The rising rainbow flag
Like in many other Asian countries, gender inequality is still an issue in Vietnam, especially in the countryside. However, the country is making progressive improvements on this by promoting gender equality and women's empowerment via such legislative framework as the "2006 Law on Gender Equality" and the "2007 Law on the Prevention and Control of Domestic Violence". Nowadays, gender equality is better in the big cities. If you work for a foreign-invested company or an international corporate in Vietnam, most likely you don't see gender inequality as an issue among your Vietnamese co-workers.

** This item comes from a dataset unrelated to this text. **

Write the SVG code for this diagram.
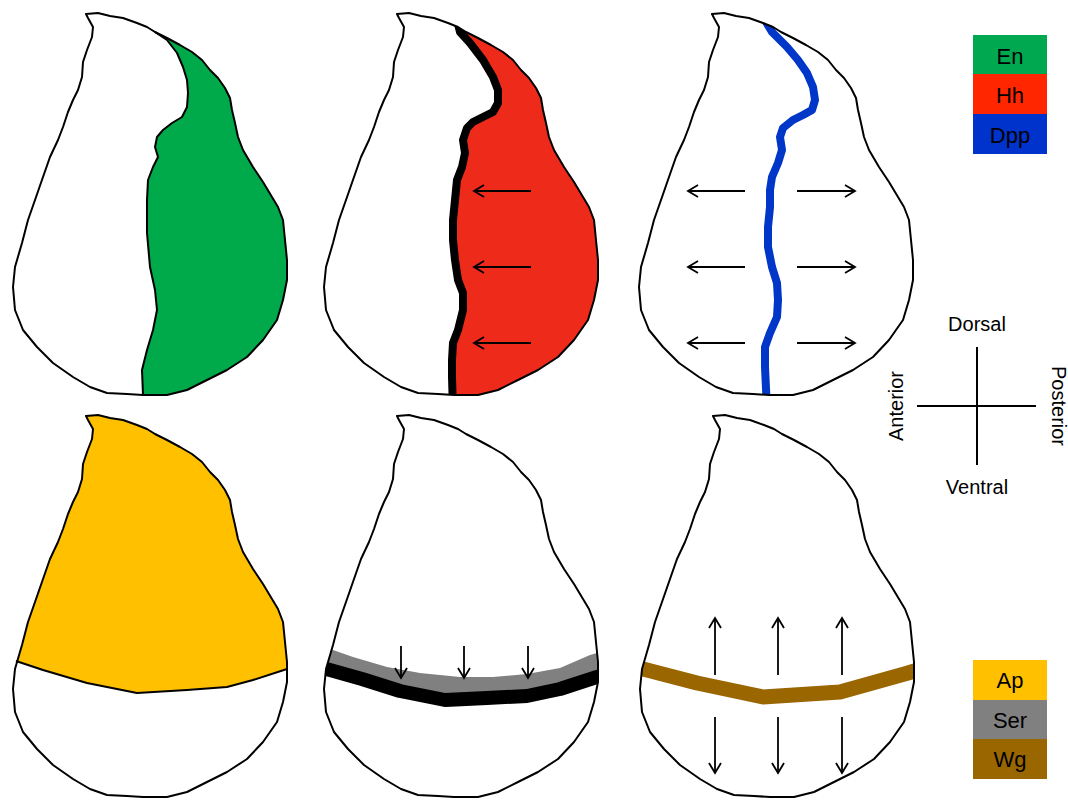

National Assembly Chairwoman Nguyen Thi Kim Ngan, one of the top 4 leaders of Vietnam
Surprisingly, Vietnam is quite open-minded to the LGBT (Lesbian, Gay, Bisexual, and Transgender) community. On January 1st 2015, the country was hailed as a leader on gay rights in Southeast Asia after its government abolished a ban on same-sex marriage. That means, while same-sex marriages have yet to be afforded equal rights, ceremonies are no longer illegal. Since the ban was lifted, LGBT couples have organized their same-sex marriages in many special ways. But perhaps the most famous gay couples in Vietnam is Son Doan and Adrian Anh Tuan, whom have been seen as a symbolic couples of the LGBT community in Vietnam, an example of happy same-sex marriage. News about them (their wedding, their new house, their new business, their plan to have children, etc...) have been covering the media since their marriage in early 2015. That can also be seen as an indicator that Vietnamese society is now more open-minded to the LGBT community. In fact, many of my fellow workers are gays and most of them come out, proudly. So if you are a LGBT, Vietnam may not be the best destination for you to live or work but it is definitely not the worst either.
Son Doan and Adrian Anh Tuan, a very famous gay couples in Vietnam
Another interesting thing to note here is that Vietnamese has different definition of sexual harassment. Generally speaking, many Vietnamese think that sexual harassment needs to involve physical contacts. As a result, when working with Western people, some of my Vietnamese male staff were accused of sexual harassment when telling their female colleague (via video conference) that "You looks very pretty today" or "You have very beautiful eyes". To avoid such cultural gap, organizations should provide some sorts of induction or orientation on the definition of sexual harassment that is defined by the company.